About a month ago, I went to a New Year’s Eve party at a local brewery. There was live music, an assortment of finger foods from a pub down the street and a great crowd. And of course, there was beer.

But the beer poured that night did not come from the brewery that hosted the party to ring in the new year. Instead, all of the kegs and casks came from the brewery’s in-state competitors. Wait… what?

In what industry would a business host a party for insiders, enthusiasts and potential customers and serve its competitors’ creations and not its own?

Along those same lines, another local brewery recently ran into a problem with its bottle caps not fitting properly, and it discovered this issue only after a third of its bottles had already been released. Three area breweries immediately stepped in to offer help. They loaned the brewery a corker, supplied corks and cages and provided advice on the corking process.

Why would breweries down the road from each other want to help another brewery put its beer on shelves beside their very own bottles?

This summer, a tropical storm flooded The Alchemist Pub and Brewery in Waterbury, VT. Head brewer John Kimmich had to empty sixteen tanks of his beer “down the drain just to get them [to stand] back up on their feet.” Fortunately, he found four secondary tanks that were still standing and under pressure.

Steve Miller with Harpoon Brewery sent sixty-four kegs two days later to The Alchemist to hold the rescued beer.
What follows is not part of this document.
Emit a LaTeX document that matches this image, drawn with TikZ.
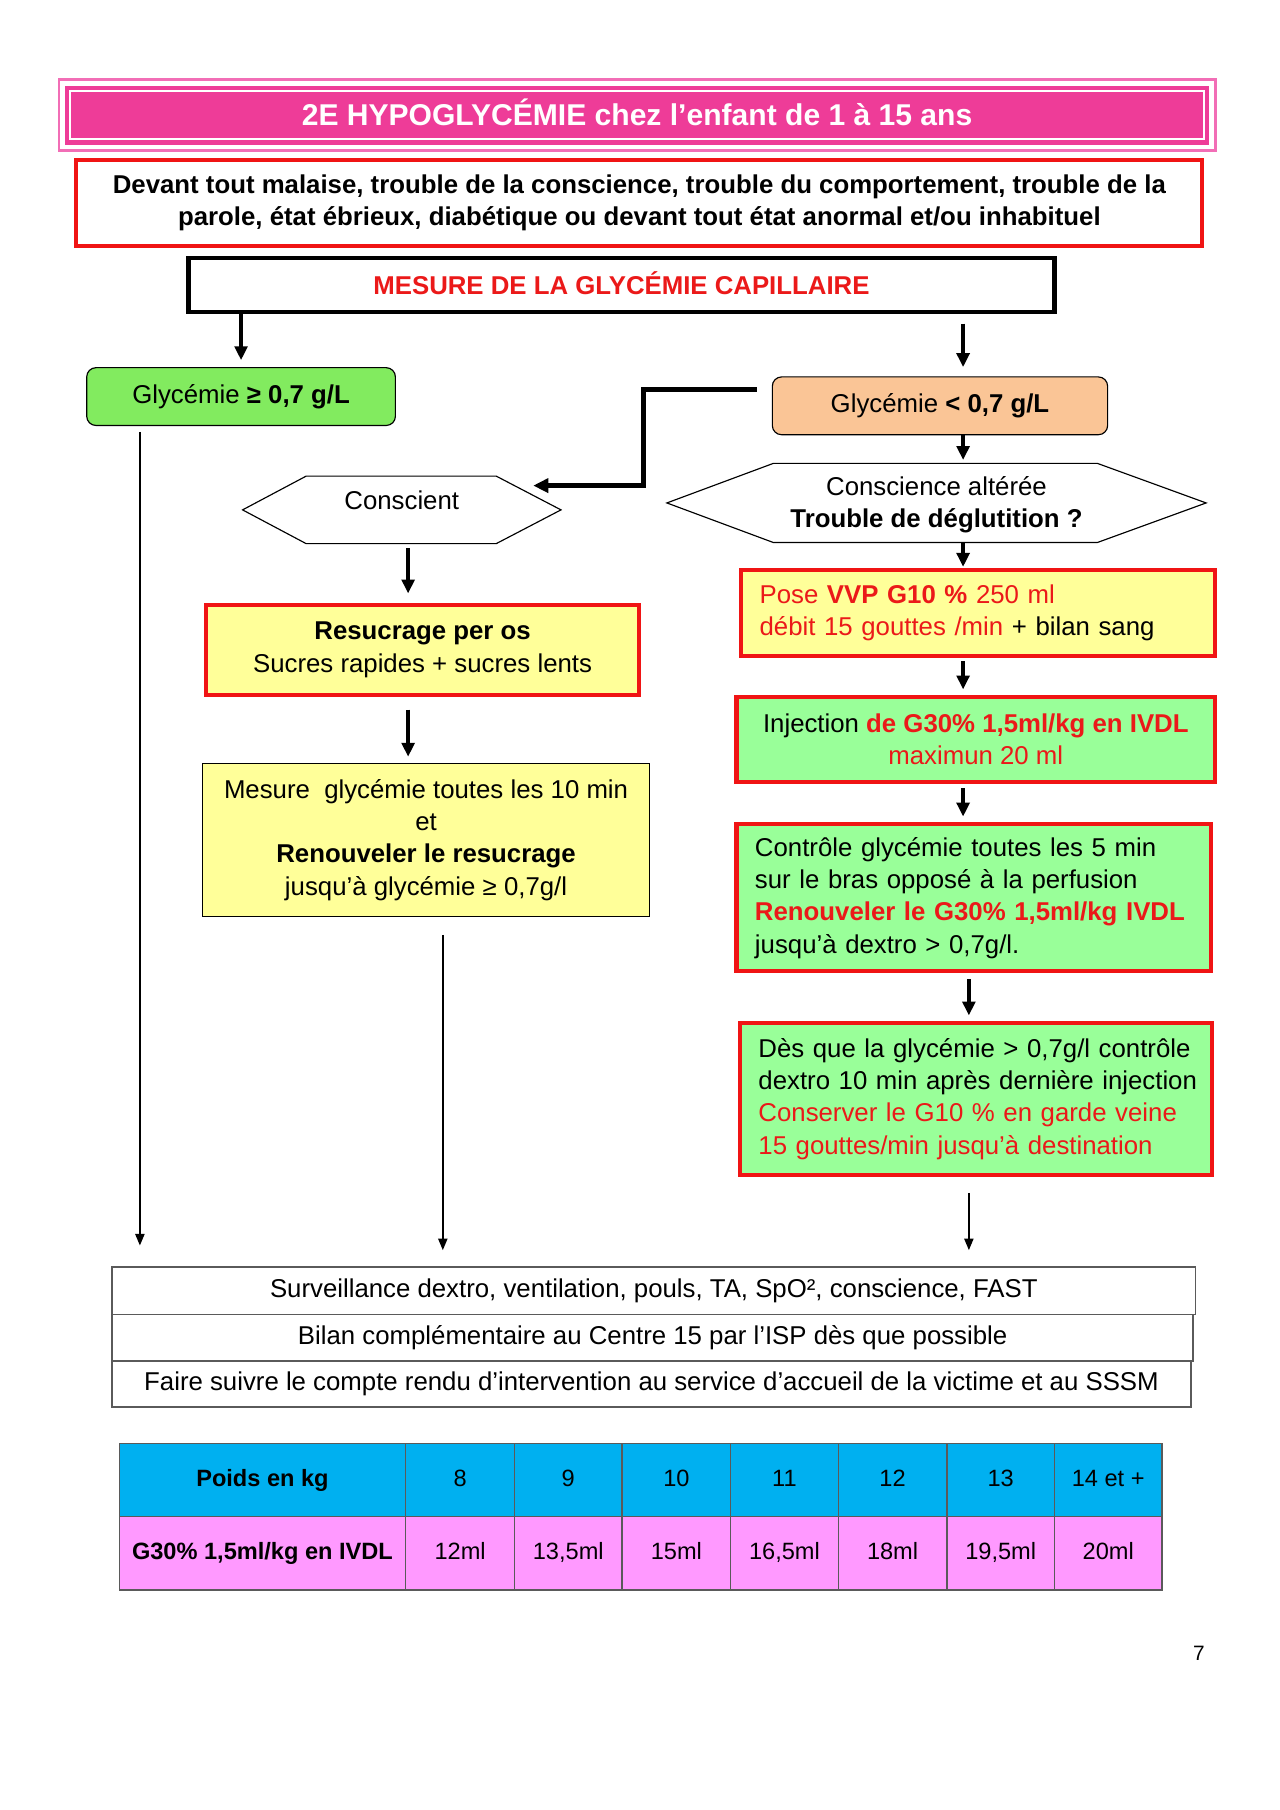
\documentclass[tikz,border=0pt]{standalone}
\usepackage{fontspec}
\setmainfont{Liberation Sans}
\usetikzlibrary{arrows.meta,calc}
\definecolor{tpink}{RGB}{238,60,152}
\definecolor{tpinkl}{RGB}{242,110,182}
\definecolor{myred}{RGB}{240,20,20}
\definecolor{txtred}{RGB}{235,25,25}
\definecolor{gA}{RGB}{130,235,95}
\definecolor{gB}{RGB}{153,255,153}
\definecolor{yel}{RGB}{255,255,153}
\definecolor{peach}{RGB}{250,197,150}
\definecolor{tblue}{RGB}{0,176,240}
\definecolor{tcell}{RGB}{255,153,255}
\definecolor{grid}{RGB}{90,90,90}
\begin{document}
\begin{tikzpicture}[x=1pt,y=-1pt,
  body/.style={font=\fontsize{22.3}{28}\selectfont, align=center, inner sep=0pt},
  redbox/.style={draw=myred, line width=3.5pt},
  thinbox/.style={draw=black, line width=1pt},
  bottombox/.style={draw=grid, line width=1.5pt, inner sep=0pt, body},
  hexline/.style={draw=black, line width=1pt},
  tharrow/.style={line width=3pt, -{Triangle[length=12pt,width=11pt]}},
  tnarrow/.style={line width=1.3pt, -{Triangle[length=10pt,width=8pt]}},
  elbowline/.style={line width=4pt, -{Triangle[length=13pt,width=12pt]}},
  cell/.style={draw=grid, line width=1pt, inner sep=0pt, minimum height=63.5pt, text height=15pt, text depth=4pt,
               font=\fontsize{20.4}{24}\selectfont}
]
\useasboundingbox (0,0) rectangle (1107,1565.5);
\fill[white] (0,0) rectangle (1107,1565.5);

% title
\node[fill=tpink, minimum width=990pt, minimum height=51pt, inner sep=0pt, text height=18.6pt, text depth=0pt,
      font=\fontsize{26}{30}\selectfont\bfseries, text=white] (title) at (551,99.5)
      {2E HYPOGLYCÉMIE chez l’enfant de 1 à 15 ans};
\draw[tpinkl, line width=2pt] ($(title.north west)+(-5,-5)$) rectangle ($(title.south east)+(5,5)$);
\draw[white, line width=1.5pt] ($(title.north west)+(5,5)$) rectangle ($(title.south east)+(-5,-5)$);

% intro
\node[redbox, body, font=\fontsize{22.3}{28}\selectfont\bfseries, minimum width=974pt, minimum height=75pt] (intro) at (553,175.5)
  {Devant tout malaise, trouble de la conscience, trouble du comportement, trouble de la\\
   parole, état ébrieux, diabétique ou devant tout état anormal et/ou inhabituel};

% mesure
\node[draw=black, line width=4pt, body, font=\fontsize{22.3}{28}\selectfont\bfseries, text=txtred,
      text height=16pt, text depth=0pt, minimum width=749pt, minimum height=47pt] (mesure) at (537.5,246.5)
  {MESURE DE LA GLYCÉMIE CAPILLAIRE};

% glycemie boxes
\node[thinbox, fill=gA, rounded corners=8pt, body, minimum width=267pt, minimum height=50pt] (green) at (208.5,343)
  {Glycémie \textbf{≥ 0,7 g/L}};
\node[thinbox, fill=peach, rounded corners=8pt, body, minimum width=290pt, minimum height=50pt] (orange) at (813,351)
  {Glycémie \textbf{< 0,7 g/L}};

% hexagons
\node[body, minimum width=275pt, minimum height=58pt, text height=16pt, text depth=16pt] (conscient) at (347.5,441) {Conscient};
\draw[hexline] (conscient.west) -- ($(conscient.north west)+(55,0)$) -- ($(conscient.north east)+(-56,0)$)
  -- (conscient.east) -- ($(conscient.south east)+(-56,0)$) -- ($(conscient.south west)+(55,0)$) -- cycle;
\node[body, minimum width=466pt, minimum height=68pt] (hexb) at (810,435)
  {\rule{0pt}{20pt}Conscience altérée\\ \textbf{Trouble de déglutition ?}};
\draw[hexline] (hexb.west) -- ($(hexb.north west)+(92,0)$) -- ($(hexb.north east)+(-94,0)$)
  -- (hexb.east) -- ($(hexb.south east)+(-94,0)$) -- ($(hexb.south west)+(92,0)$) -- cycle;

% left column
\node[redbox, fill=yel, body, minimum width=375pt, minimum height=78pt] (resuc) at (365.5,562)
  {\textbf{Resucrage per os}\\ Sucres rapides + sucres lents};
\node[thinbox, fill=yel, body, minimum width=387pt, minimum height=133pt] (mbox) at (368.5,726.5)
  {Mesure\ \ glycémie toutes les 10 min\\ et\\ \textbf{Renouveler le resucrage}\\ jusqu’à glycémie ≥ 0,7g/l};

% right column
\node[redbox, fill=yel, body, align=left, text width=378pt, minimum width=410pt, minimum height=74pt] (pose) at (846,530)
  {\mbox{\textcolor{txtred}{Pose \textbf{VVP G10 \%} 250 ml}}\\ \mbox{\textcolor{txtred}{débit 15 gouttes /min} + bilan sang}};
\node[redbox, fill=gB, body, minimum width=414pt, minimum height=73pt] (inj) at (844,639.5)
  {Injection \textcolor{txtred}{\textbf{de G30\% 1,5ml/kg en IVDL}}\\ \textcolor{txtred}{maximun 20 ml}};
\node[redbox, fill=gB, body, align=left, text width=378pt, minimum width=410pt, minimum height=127pt] (ctrl) at (842,776.5)
  {\mbox{Contrôle glycémie toutes les 5 min}\\ \mbox{sur le bras opposé à la perfusion}\\
   \mbox{\textcolor{txtred}{\textbf{Renouveler le G30\% 1,5ml/kg IVDL}}}\\ \mbox{jusqu’à dextro > 0,7g/l.}};
\node[redbox, fill=gB, body, align=left, text width=376pt, minimum width=408pt, minimum height=131pt] (des) at (844,950.5)
  {\mbox{Dès que la glycémie > 0,7g/l contrôle}\\ \mbox{dextro 10 min après dernière injection}\\
   \mbox{\textcolor{txtred}{Conserver le G10 \% en garde veine}}\\ \mbox{\textcolor{txtred}{15 gouttes/min jusqu’à destination}}};

% bottom boxes
\node[bottombox, minimum width=937pt, minimum height=41pt] (b1) at (565.5,1116.5)
  {Surveillance dextro, ventilation, pouls, TA, SpO², conscience, FAST};
\node[bottombox, minimum width=935pt, minimum height=40pt] (b2) at (564.5,1157)
  {Bilan complémentaire au Centre 15 par l’ISP dès que possible};
\node[bottombox, minimum width=933pt, minimum height=40pt] (b3) at (563.5,1197)
  {Faire suivre le compte rendu d’intervention au service d’accueil de la victime et au SSSM};

% table
\node[cell, fill=tblue, minimum width=248pt, font=\fontsize{20.4}{24}\selectfont\bfseries] (p0) at (227,1280) {Poids en kg};
\node[cell, fill=tcell, minimum width=248pt, font=\fontsize{20.4}{24}\selectfont\bfseries] (g0) at (227,1343.5) {G30\% 1,5ml/kg en IVDL};
\foreach \i/\xa/\xb/\p/\g in {1/351/445/8/12ml, 2/445/538/9/{13,5ml}, 3/538/632/10/15ml, 4/632/725/11/{16,5ml},
                              5/725/819/12/18ml, 6/819/912/13/{19,5ml}, 7/912/1005/14 et +/20ml}{
  \node[cell, fill=tblue, minimum width=\xb pt-\xa pt] (p\i) at ({(\xa+\xb)/2},1280) {\p};
  \node[cell, fill=tcell, minimum width=\xb pt-\xa pt] (g\i) at ({(\xa+\xb)/2},1343.5) {\g};
}

\node[font=\fontsize{18}{20}\selectfont, inner sep=0pt] (pnum) at (1037,1430) {7};

% connectors
\coordinate (xr) at (833,0);
\coordinate (xr2) at (838,0);
\coordinate (xl) at (353,0);
\coordinate (xm) at (383,0);
\coordinate (xg) at (121,0);
\draw[tharrow] (mesure.south -| green.north) -- ($(green.north)+(0,-6)$);
\draw[tharrow] ($(mesure.south -| xr)+(0,8)$) -- ($(orange.north -| xr)+(0,-8)$);
\draw[elbowline] ($(orange.west)+(-13,-14)$) -- ++(-98,0) |- ($(conscient.east)+(-24,-21)$);
\draw[tnarrow] ($(green.south -| xg)+(0,5)$) -- ($(b1.north -| xg)+(0,-18)$);
\draw[tharrow] (orange.south -| xr) -- ($(hexb.north -| xr)+(0,-3)$);
\draw[tharrow] ($(conscient.south -| xl)+(0,4)$) -- ($(resuc.north -| xl)+(0,-8)$);
\draw[tharrow] ($(resuc.south -| xl)+(0,11)$) -- ($(mbox.north -| xl)+(0,-5)$);
\draw[tnarrow] ($(mbox.south -| xm)+(0,15)$) -- ($(b1.north -| xm)+(0,-14)$);
\draw[tharrow] (hexb.south -| xr) -- ($(pose.north -| xr)+(0,-1)$);
\draw[tharrow] ($(pose.south -| xr)+(0,3)$) -- ($(inj.north -| xr)+(0,-5)$);
\draw[tharrow] ($(inj.south -| xr)+(0,4)$) -- ($(ctrl.north -| xr)+(0,-5)$);
\draw[tharrow] ($(ctrl.south -| xr2)+(0,5)$) -- ($(des.north -| xr2)+(0,-5)$);
\draw[tnarrow] ($(des.south -| xr2)+(0,14)$) -- ($(b1.north -| xr2)+(0,-14)$);
\end{tikzpicture}
\end{document}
Matt Nadeau at Rock Art Brewery stored the Harpoon kegs filled with The Alchemist beer at his facilities. Shaun Hill of Hill Farmstead Brewery helped bottle The Alchemist brew coming from the Harpoon kegs that Rock Art had stored. All of these breweries have operations in Vermont, and all of them make beer.

Why would you not want one fewer player in your market, even if it were temporary?

The brewery that held the New Year’s Eve party a month ago had a good reason for not serving its beer. Because it was new, the brewery was still in the process of obtaining the required permits from the state’s alcohol-governing body to serve its beer. If this is the case, why hold an event featuring competitors’ beers in the first place?

Writing about the Vermont beer industry in particular, Kimmich tells us why. “The… brewing community in its entirety is one of the most unique entities in the world, a group of like-minded and caring people that want nothing more than to share their passion for beer with the public.”

Fortunately for all of us, it is this passion that makes brewers’ biggest competitors their biggest supporters. How has your local brewing community shown support for its members recently?